Think long-term

Outstanding investors train themselves to think long-term. I learned this lesson the hard way early in my career.

When I was fresh out of business school, I worked as a bond trader for a primary dealer.  My job was to watch the bond market minute-by-minute and to try to make money by outguessing it. Looking back on it, I don't know what the head trader was thinking. There I was, my first job out of school, with no experience or training, and he hands me several million dollars to play with! It was like handing a loaded gun to a child. I was scared to death.

The way I dealt with the pressure was to watch the market and my trading positions like a hawk. At any minute during the day, I could tell you my gain or loss. I was like the guy on TV who bends spoons with his mind, except I was trying to bend the market to my will. I just stared at the screens. It didn't work and I was a nervous wreck.

My trading experience came to mind yesterday when I met with someone who was looking for help getting his portfolio back on track. As we spoke he showed me a spreadsheet and described how he tracks the value of his portfolio on a daily basis (and sometimes even more frequently.)

I asked him, "Why do you do that?"

He said, "Because I want to be in control."

"Is it working for you?"

"Not really. That's why I need some help."

That's when I introduced him to a basic aspect of what is known as prospect theory.

Prospect theory attempts to describe how people make decisions under conditions of risk. The theory was developed by Daniel Kahneman, a professor of psychology at Princeton University, and Amos Tversky, a mathematical psychologist at Stanford.  Though Tversky died in 1996 at age 59, their work resulted in Kahneman receiving the Nobel Prize in economics in 2002.

Prospect theory recognizes that people are loss averse, meaning people suffer more psychological pain for a given loss than they reap in psychological benefit for an equivalent gain. In fact, some psychologists estimate that the pain from loss is 2.0 to 2.5 times the pleasure derived from an equivalent gain.

If this is truly the case, then what happens to an investor--even a very talented and successful investor--when she slips into the habit of watching the market too closely. For this example, I am indebted to Nassim Taleb in his book Fooled by Randomness. (Click here for a review of Fooled by Randomness.)

Consider a hypothetical retired dentist who sets up a trading station in her attic. The dentist is a talented trader. Based on what we know about her, we expect that she will earn an annual return of 15% with a standard deviation of 10% per year. Armed with these statistics and our knowledge of the properties of normal distributions, we estimate that this dentist has a 93% probability of a positive return in any given year. Clearly this is an exceptionally talented trader.

However, when this 93% probability is broken down into narrower time intervals, the probability of success in each interval diminishes dramatically. For example, during any one month interval, this trader has only a 67% probability of success; on any given day, she has a 54% probability of success; and in any given minute, she has less than a 51% chance of success. Let me repeat this point for emphasis: Even an outstanding trader has only a 50/50 chance of winning over any given minute!

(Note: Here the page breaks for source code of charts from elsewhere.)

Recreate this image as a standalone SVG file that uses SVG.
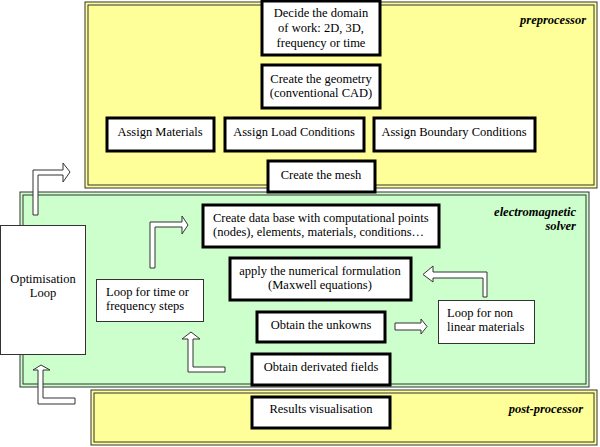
<svg xmlns="http://www.w3.org/2000/svg" width="600" height="447" viewBox="0 0 600 447">
<style>
text{font-family:"Liberation Serif","Times New Roman","DejaVu Serif",serif;font-size:12.5px;fill:#000}
.t{text-anchor:middle}
.lab{font-weight:bold;font-style:italic;text-anchor:end}
.thick{fill:#fff;stroke:#000;stroke-width:3}
.thin{fill:#fff;stroke:#333;stroke-width:1}
.arr{fill:#fff;stroke:#333;stroke-width:1}
.outer{stroke:#333;stroke-width:1}
</style>
<rect width="600" height="447" fill="#fff"/>
<g id="preprocessor">
<rect x="85" y="2" width="512" height="186" fill="#ffff99" class="outer"/>
<rect x="88" y="5" width="506" height="180" fill="none" class="outer" stroke-width="1.5"/>
<text class="lab" x="586" y="24">preprocessor</text>
</g>
<g id="solver">
<rect x="20" y="192" width="569" height="195" fill="#ccffcc" class="outer"/>
<rect x="23" y="195" width="563" height="189" fill="none" class="outer" stroke-width="1.5"/>
<text class="lab" x="576" y="216">electromagnetic</text>
<text class="lab" x="576" y="230">solver</text>
</g>
<g id="postprocessor">
<rect x="91" y="390" width="506" height="55" fill="#ffff99" class="outer"/>
<rect x="94" y="393" width="500" height="49" fill="none" class="outer" stroke-width="1.5"/>
<text class="lab" x="583" y="413">post-processor</text>
</g>
<g id="decide"><rect x="262" y="1" width="118" height="54" class="thick"/>
<text class="t" x="321" y="17">Decide the domain</text><text class="t" x="321" y="32">of work: 2D, 3D,</text><text class="t" x="321" y="47">frequency or time</text></g>
<g id="geometry"><rect x="262" y="65" width="118" height="43" class="thick"/>
<text class="t" x="321" y="83">Create the geometry</text><text class="t" x="321" y="97">(conventional CAD)</text></g>
<g id="materials"><rect x="107" y="118" width="107" height="33" class="thick"/><text class="t" x="160" y="136">Assign Materials</text></g>
<g id="load"><rect x="225" y="118" width="139" height="33" class="thick"/><text class="t" x="294" y="136">Assign Load Conditions</text></g>
<g id="boundary"><rect x="374" y="118" width="161" height="33" class="thick"/><text class="t" x="454" y="136">Assign Boundary Conditions</text></g>
<g id="mesh"><rect x="268" y="161" width="107" height="31" class="thick"/><text class="t" x="321" y="179">Create the mesh</text></g>
<g id="database"><rect x="203" y="205" width="236" height="42" class="thick"/>
<text x="213" y="222">Create data base with computational points</text><text x="213" y="236">(nodes), elements, materials, conditions…</text></g>
<g id="formulation"><rect x="230" y="258" width="181" height="42" class="thick"/>
<text class="t" x="320" y="275">apply the numerical formulation</text><text class="t" x="320" y="289">(Maxwell equations)</text></g>
<g id="unknowns"><rect x="257" y="312" width="128" height="30" class="thick"/><text class="t" x="321" y="329">Obtain the unkowns</text></g>
<g id="derived"><rect x="252" y="354" width="138" height="31" class="thick"/><text class="t" x="321" y="371">Obtain derivated fields</text></g>
<g id="results"><rect x="252" y="397" width="138" height="31" class="thick"/><text class="t" x="321" y="413">Results visualisation</text></g>
<g id="timeloop"><rect x="96.5" y="279.5" width="107" height="42" class="thin"/>
<text x="106" y="296">Loop for time or</text><text x="106" y="310">frequency steps</text></g>
<g id="nonlinear"><rect x="438.5" y="300.5" width="96" height="43" class="thin"/>
<text x="447" y="317">Loop for non</text><text x="447" y="331">linear materials</text></g>
<g id="optim"><rect x="0.5" y="225.5" width="85" height="129" class="thin"/>
<text class="t" x="43" y="283">Optimisation</text><text class="t" x="43" y="297">Loop</text></g>
<g id="connectors">
<polygon class="arr" points="33,215 38,215 38,175 63,175 63,182 70,172 63,163 63,170 33,170"/>
<polygon class="arr" points="150,268 155,268 155,227 182,227 182,234 188,225 182,216 182,222 150,222"/>
<polygon class="arr" points="188,372 225,372 225,367 193,367 193,339 200,339 191,332 182,339 188,339"/>
<polygon class="arr" points="38,404 75,404 75,398 43,398 43,370 50,370 41,365 33,370 38,370"/>
<polygon class="arr" points="395,323 421,323 421,319 427,326.5 421,334 421,330 395,330"/>
<polygon class="arr" points="483,297 487,297 487,272 433,272 433,266 423,274.5 433,282 433,278 483,278"/>
</g>
</svg>
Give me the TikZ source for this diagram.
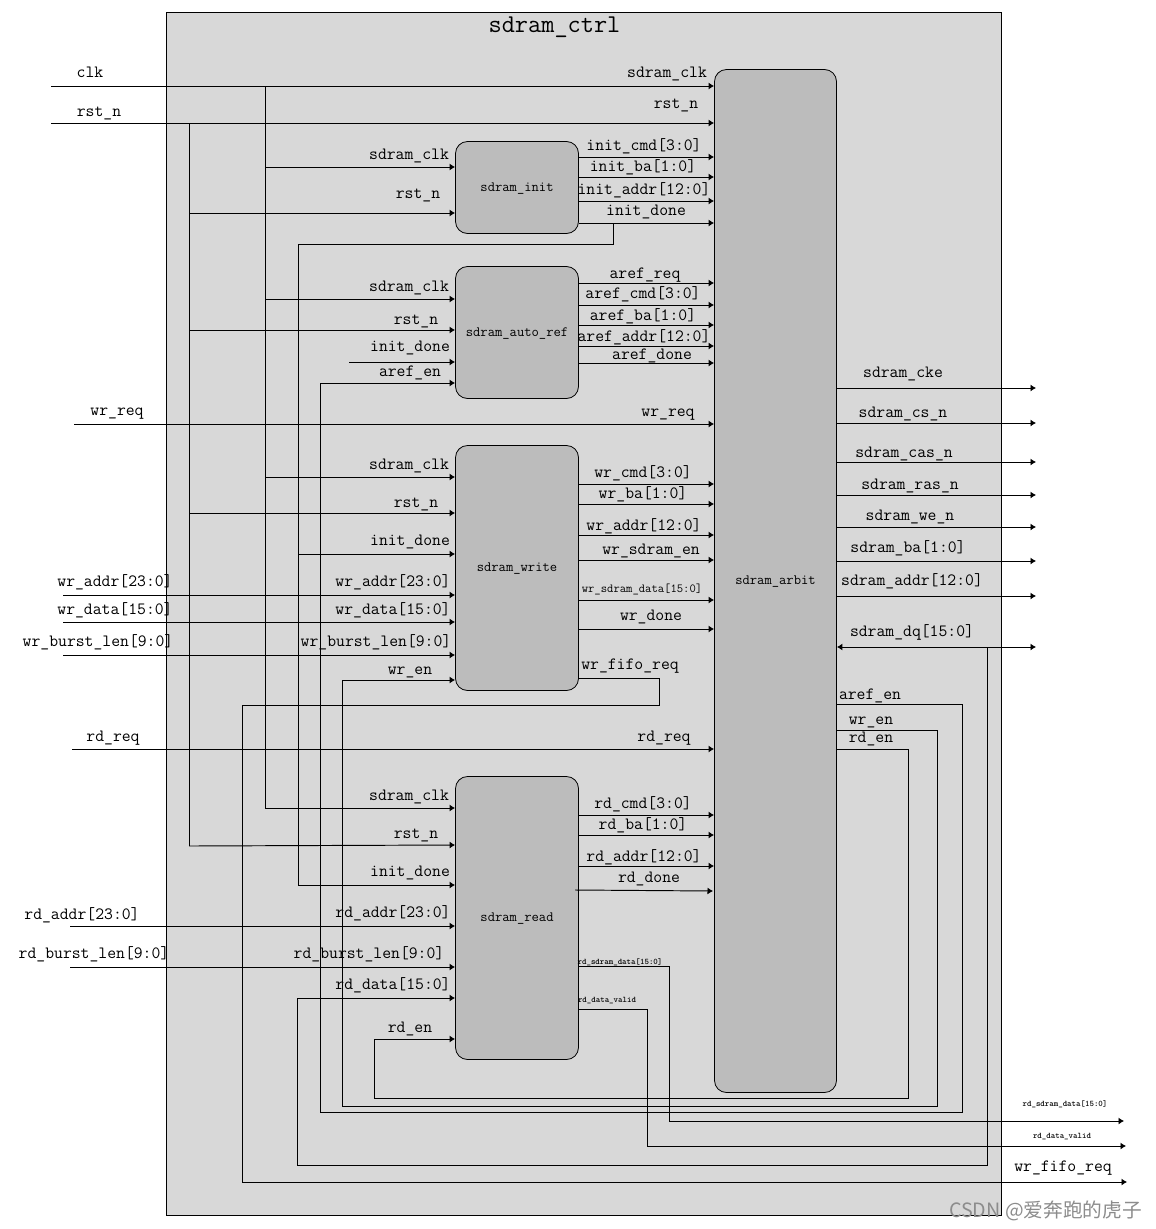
\documentclass[tikz,border=0pt]{standalone}
\usepackage{fontspec}
\usetikzlibrary{arrows.meta}
\newfontfamily\cjkwm{Noto Sans CJK SC}
\catcode`\_=12
\newcounter{lbc}
\newcommand\lb[4][lbl]{\stepcounter{lbc}\node[#1] (lb\arabic{lbc}) at ({#2+1},{#3-1}) {#4};}
\newcommand\lbA[3]{\lb[lbl]{#1}{#2}{#3}}
\newcommand\lbT[3]{\lb[tiny lbl]{#1}{#2}{#3}}
\newcommand\wireIn[3]{\draw[wire] (#1,#2) -- (#3.west |- 0,#2);}
\newcommand\wireOut[2]{\draw[wire] (#1.east |- 0,#2) -- (arbit.west |- 0,#2);}
\newcommand\wireExt[2]{\draw[wire] (arbit.east |- 0,#1) -- (#2,#1);}
\tikzset{
  lbl/.style={anchor=base,inner sep=0pt,font=\ttfamily\fontsize{17.2}{17.2}\selectfont},
  tiny lbl/.style={anchor=base,inner sep=0pt,font=\ttfamily\bfseries\fontsize{8.5}{8.5}\selectfont},
  block/.style={draw=black,fill=blockfill,rounded corners=12pt,line width=0.8pt,minimum width=123pt,inner sep=0pt},
  blockname/.style={inner sep=0pt,font=\ttfamily\fontsize{14.2}{14.2}\selectfont},
  wire/.style={draw=black,line width=0.95pt,-{Latex[length=5.5pt,width=7pt]}},
  plain/.style={draw=black,line width=0.95pt},
}
\definecolor{framefill}{HTML}{D8D8D8}
\definecolor{blockfill}{HTML}{BCBCBC}
\begin{document}
\begin{tikzpicture}[x=1pt,y=-1pt]
\useasboundingbox (0,0) rectangle (1156,1229);
% frame
\node[draw=black,fill=framefill,line width=0.9pt,minimum width=835pt,minimum height=1203pt,inner sep=0pt] (frame) at (583.5,613.5) {};
\node[anchor=base,inner sep=0pt,font=\ttfamily\fontsize{25.6}{25.6}\selectfont] (title) at (554.5,32) {sdram_ctrl};
% blocks
\node[block,minimum height=92pt] (init) at (517,187.5) {};
\node[block,minimum height=132pt] (auto) at (517,332.5) {};
\node[block,minimum height=245pt] (write) at (517,568) {};
\node[block,minimum height=283pt] (read) at (517,918) {};
\node[block,minimum width=122pt,minimum height=1023pt] (arbit) at (775.5,581) {};
\node[blockname] (initname) at (517,189) {sdram_init};
\node[blockname] (autoname) at (517,334) {sdram_auto_ref};
\node[blockname] (writename) at (517,569) {sdram_write};
\node[blockname] (readname) at (517,919) {sdram_read};
\node[blockname] (arbitname) at (775.5,582) {sdram_arbit};
% free ends
\coordinate (clkin) at (51,86);
\coordinate (rstin) at (51,123);
\coordinate (clkbus) at (265,86);
\coordinate (rstbus) at (189,123);
% clk / rst
\draw[wire] (clkin) -- (arbit.west |- clkin);
\draw[wire] (rstin) -- (arbit.west |- rstin);
\draw[plain] (clkbus) -- (265,808);
\draw[plain] (rstbus) -- (189,846);
\wireIn{265}{167}{init}
\wireIn{265}{299}{auto}
\wireIn{265}{477}{write}
\wireIn{265}{808}{read}
\wireIn{189}{213}{init}
\wireIn{189}{330}{auto}
\wireIn{189}{513}{write}
\draw[wire] (189,846) -- (read.west |- 0,845);
% init_done
\draw[wire] (613,223) |- (298,244) |- (read.west |- 0,885);
\draw[wire] (298,554) -- (write.west |- 0,554);
\wireIn{349}{362}{auto}
% enables
\draw[wire] (arbit.east |- 0,704) -| (962,1112) -| (320,383) -- (auto.west |- 0,383);
\draw[wire] (arbit.east |- 0,730) -| (937,1106) -| (342,680) -- (write.west |- 0,680);
\draw[wire] (arbit.east |- 0,749) -| (908,1098) -| (374,1039) -- (read.west |- 0,1039);
% req
\draw[wire] (74,424) -- (arbit.west |- 0,424);
\draw[wire] (72,749) -- (arbit.west |- 0,749);
% write inputs
\wireIn{63}{595}{write}
\wireIn{63}{622}{write}
\wireIn{63}{655}{write}
% read inputs
\wireIn{70}{926}{read}
\wireIn{70}{967}{read}
% fifo req
\draw[wire] (write.east |- 0,678) -| (659,705) -| (242,1182) -- (1127,1182);
% dq
\draw[{Latex[length=5.5pt,width=7pt]}-{Latex[length=5.5pt,width=7pt]},plain] (arbit.east |- 0,647) -- (1036,647);
\draw[wire] (987,647) |- (297,1165) |- (read.west |- 0,998);
% outputs to arbiter
\foreach \yy in {157,177,201,223} {\wireOut{init}{\yy}}
\foreach \yy in {283,305,325,346,363} {\wireOut{auto}{\yy}}
\foreach \yy in {484,504,535,560,600,629} {\wireOut{write}{\yy}}
\foreach \yy in {815,835,866} {\wireOut{read}{\yy}}
\draw[wire] (575,890) -- (713,891);
% external outputs
\foreach \yy in {388,423,462,495,527,561,596} {\wireExt{\yy}{1036}}
\draw[wire] (read.east |- 0,966) -| (669,1121) -- (1124,1121);
\draw[wire] (read.east |- 0,1009) -| (647,1146) -- (1126,1146);
% labels left outer
\lbA{89}{78}{clk}\lbA{98}{117}{rst_n}\lbA{116}{416}{wr_req}
\lbA{114}{587}{wr_addr[23:0]}\lbA{114}{615}{wr_data[15:0]}\lbA{97}{647}{wr_burst_len[9:0]}
\lbA{112}{742}{rd_req}\lbA{81}{920}{rd_addr[23:0]}\lbA{93}{959}{rd_burst_len[9:0]}
% arbit top
\lbA{666}{78}{sdram_clk}\lbA{675}{109}{rst_n}
\lbA{667}{417}{wr_req}\lbA{663}{742}{rd_req}
% init
\lbA{408}{160}{sdram_clk}\lbA{417}{199}{rst_n}
\lbA{643}{151}{init_cmd[3:0]}\lbA{642}{172}{init_ba[1:0]}\lbA{643}{195}{init_addr[12:0]}\lbA{645}{216}{init_done}
% auto
\lbA{408}{292}{sdram_clk}\lbA{415}{325}{rst_n}\lbA{409}{352}{init_done}\lbA{409}{377}{aref_en}
\lbA{644}{279}{aref_req}\lbA{642}{299}{aref_cmd[3:0]}\lbA{642}{321}{aref_ba[1:0]}\lbA{643}{342}{aref_addr[12:0]}\lbA{651}{360}{aref_done}
% write
\lbA{408}{470}{sdram_clk}\lbA{415}{508}{rst_n}\lbA{409}{546}{init_done}
\lbA{392}{587}{wr_addr[23:0]}\lbA{392}{615}{wr_data[15:0]}\lbA{375}{647}{wr_burst_len[9:0]}\lbA{409}{675}{wr_en}
\lbA{642}{478}{wr_cmd[3:0]}\lbA{642}{499}{wr_ba[1:0]}\lbA{643}{531}{wr_addr[12:0]}\lbA{650}{555}{wr_sdram_en}
\node[anchor=base,inner sep=0pt,font=\ttfamily\fontsize{12.3}{12.3}\selectfont] (wsd) at (642,592) {wr_sdram_data[15:0]};
\lbA{650}{621}{wr_done}\lbA{629}{670}{wr_fifo_req}
% read
\lbA{408}{801}{sdram_clk}\lbA{415}{839}{rst_n}\lbA{409}{877}{init_done}
\lbA{392}{918}{rd_addr[23:0]}\lbA{368}{959}{rd_burst_len[9:0]}\lbA{392}{990}{rd_data[15:0]}\lbA{409}{1033}{rd_en}
\lbA{642}{809}{rd_cmd[3:0]}\lbA{642}{830}{rd_ba[1:0]}\lbA{643}{862}{rd_addr[12:0]}\lbA{648}{883}{rd_done}
\lbT{619}{965}{rd_sdram_data[15:0]}\lbT{606}{1003}{rd_data_valid}
% right
\lbA{902}{378}{sdram_cke}\lbA{902}{418}{sdram_cs_n}\lbA{903}{458}{sdram_cas_n}\lbA{909}{490}{sdram_ras_n}
\lbA{909}{521}{sdram_we_n}\lbA{907}{553}{sdram_ba[1:0]}\lbA{911}{586}{sdram_addr[12:0]}\lbA{911}{637}{sdram_dq[15:0]}
\lbA{869}{700}{aref_en}\lbA{870}{725}{wr_en}\lbA{870}{743}{rd_en}
\lbT{1064}{1107}{rd_sdram_data[15:0]}\lbT{1061}{1139}{rd_data_valid}\lbA{1062}{1172}{wr_fifo_req}
% watermark
\node[anchor=base,inner sep=0pt,text=black!45,font=\cjkwm\fontsize{19.7}{19.7}\selectfont] (wm) at (1045.5,1217) {CSDN @爱奔跑的虎子};
\end{tikzpicture}
\end{document}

Do you see where this is leading? If the psychological pain for losing is greater than the pleasure for winning (as prospect theory postulates), then even the very best investors are going to feel emotionally whipped if they judge their success or failure by the short-term gyrations in their portfolios.  You simply cannot allow yourself to get caught up in short term market movements and maintain your mental acuity. When I was trading bonds and watching the markets minute by minute, I was setting myself up for failure. There is no way I could have won that game and you can't either. If you want to become a better investor, you must train yourself to think long-term.